## begin Provided data

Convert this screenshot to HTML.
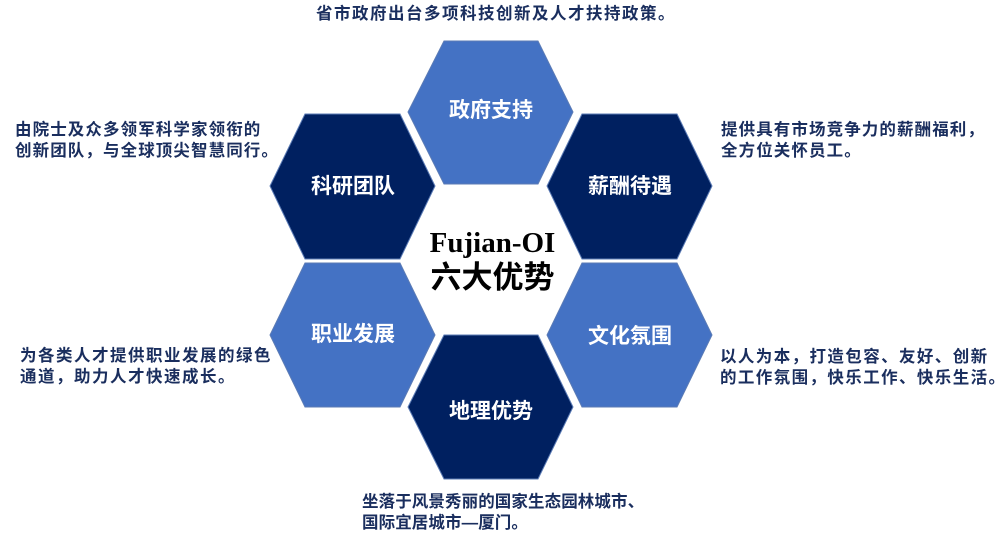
<!DOCTYPE html>
<html><head><meta charset="utf-8"><style>
html,body{margin:0;padding:0;background:#fff}
body{width:1000px;height:539px;position:relative;overflow:hidden;font-family:"Liberation Sans","Noto Sans CJK SC",sans-serif}
.t{position:absolute;white-space:nowrap;color:#1a2e5e;font-weight:bold;font-size:16.5px;line-height:21px;letter-spacing:1.1px}
svg{position:absolute;left:0;top:0}
.h{position:absolute;color:#fff;font-weight:bold;font-size:21px;text-align:center;width:166px;line-height:24px}
</style></head><body>
<svg width="1000" height="539">
<g stroke="#5b7bb5" stroke-width="1">
<polygon points="444,41 538,41 573,112 538,184 444,184 408,112" fill="#4472c4"/>
<polygon points="305,114 400,114 435,186 400,259 305,259 270,186" fill="#002060"/>
<polygon points="582,114 677,114 712,186 677,259 582,259 547,186" fill="#002060"/>
<polygon points="305,263 400,263 435,335 400,407 305,407 270,335" fill="#4472c4"/>
<polygon points="582,263 677,263 712,335 677,407 582,407 547,335" fill="#4472c4"/>
<polygon points="444,335 538,335 573,407 538,479 444,479 408,407" fill="#002060"/>
</g>
</svg>
<div class="h" style="left:408px;top:99px">政府支持</div>
<div class="h" style="left:270px;top:175px">科研团队</div>
<div class="h" style="left:547px;top:175px">薪酬待遇</div>
<div class="h" style="left:270px;top:323px">职业发展</div>
<div class="h" style="left:547px;top:325px">文化氛围</div>
<div class="h" style="left:408px;top:400px">地理优势</div>
<div style="position:absolute;left:400px;top:226px;width:185px;text-align:center;font-family:'Liberation Serif',serif;font-weight:bold;font-size:29px;line-height:34px">Fujian-OI</div>
<div style="position:absolute;left:400px;top:260px;width:185px;text-align:center;font-weight:bold;font-size:31px;line-height:36px">六大优势</div>
<div class="t" style="left:316px;top:4px;letter-spacing:1.5px">省市政府出台多项科技创新及人才扶持政策。</div>
<div class="t" style="left:15px;top:120px">由院士及众多领军科学家领衔的<br>创新团队，与全球顶尖智慧同行。</div>
<div class="t" style="left:721px;top:120px">提供具有市场竞争力的薪酬福利，<br>全方位关怀员工。</div>
<div class="t" style="left:20px;top:346px;letter-spacing:1.5px">为各类人才提供职业发展的绿色<br>通道，助力人才快速成长。</div>
<div class="t" style="left:720px;top:347px;letter-spacing:1.4px">以人为本，打造包容、友好、创新<br>的工作氛围，快乐工作、快乐生活。</div>
<div class="t" style="left:362px;top:492px;letter-spacing:0.1px">坐落于风景秀丽的国家生态园林城市、<br>国际宜居城市—厦门。</div>
</body></html>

## end Provided data

* [Do this]: Give an exact reproduction of every line, leaving out any picture.

* [Response to this exercise]:
Convert this screenshot to HTML.
<!DOCTYPE html>
<html><head><meta charset="utf-8"><style>
html,body{margin:0;padding:0;background:#fff}
body{width:1000px;height:539px;position:relative;overflow:hidden;font-family:"Liberation Sans","Noto Sans CJK SC",sans-serif}
.t{position:absolute;white-space:nowrap;color:#1a2e5e;font-weight:bold;font-size:16.5px;line-height:21px;letter-spacing:1.1px}
svg{position:absolute;left:0;top:0}
.h{position:absolute;color:#fff;font-weight:bold;font-size:21px;text-align:center;width:166px;line-height:24px}
</style></head><body>
<svg width="1000" height="539">
<g stroke="#5b7bb5" stroke-width="1">
<polygon points="444,41 538,41 573,112 538,184 444,184 408,112" fill="#4472c4"/>
<polygon points="305,114 400,114 435,186 400,259 305,259 270,186" fill="#002060"/>
<polygon points="582,114 677,114 712,186 677,259 582,259 547,186" fill="#002060"/>
<polygon points="305,263 400,263 435,335 400,407 305,407 270,335" fill="#4472c4"/>
<polygon points="582,263 677,263 712,335 677,407 582,407 547,335" fill="#4472c4"/>
<polygon points="444,335 538,335 573,407 538,479 444,479 408,407" fill="#002060"/>
</g>
</svg>
<div class="h" style="left:408px;top:99px">政府支持</div>
<div class="h" style="left:270px;top:175px">科研团队</div>
<div class="h" style="left:547px;top:175px">薪酬待遇</div>
<div class="h" style="left:270px;top:323px">职业发展</div>
<div class="h" style="left:547px;top:325px">文化氛围</div>
<div class="h" style="left:408px;top:400px">地理优势</div>
<div style="position:absolute;left:400px;top:226px;width:185px;text-align:center;font-family:'Liberation Serif',serif;font-weight:bold;font-size:29px;line-height:34px">Fujian-OI</div>
<div style="position:absolute;left:400px;top:260px;width:185px;text-align:center;font-weight:bold;font-size:31px;line-height:36px">六大优势</div>
<div class="t" style="left:316px;top:4px;letter-spacing:1.5px">省市政府出台多项科技创新及人才扶持政策。</div>
<div class="t" style="left:15px;top:120px">由院士及众多领军科学家领衔的<br>创新团队，与全球顶尖智慧同行。</div>
<div class="t" style="left:721px;top:120px">提供具有市场竞争力的薪酬福利，<br>全方位关怀员工。</div>
<div class="t" style="left:20px;top:346px;letter-spacing:1.5px">为各类人才提供职业发展的绿色<br>通道，助力人才快速成长。</div>
<div class="t" style="left:720px;top:347px;letter-spacing:1.4px">以人为本，打造包容、友好、创新<br>的工作氛围，快乐工作、快乐生活。</div>
<div class="t" style="left:362px;top:492px;letter-spacing:0.1px">坐落于风景秀丽的国家生态园林城市、<br>国际宜居城市—厦门。</div>
</body></html>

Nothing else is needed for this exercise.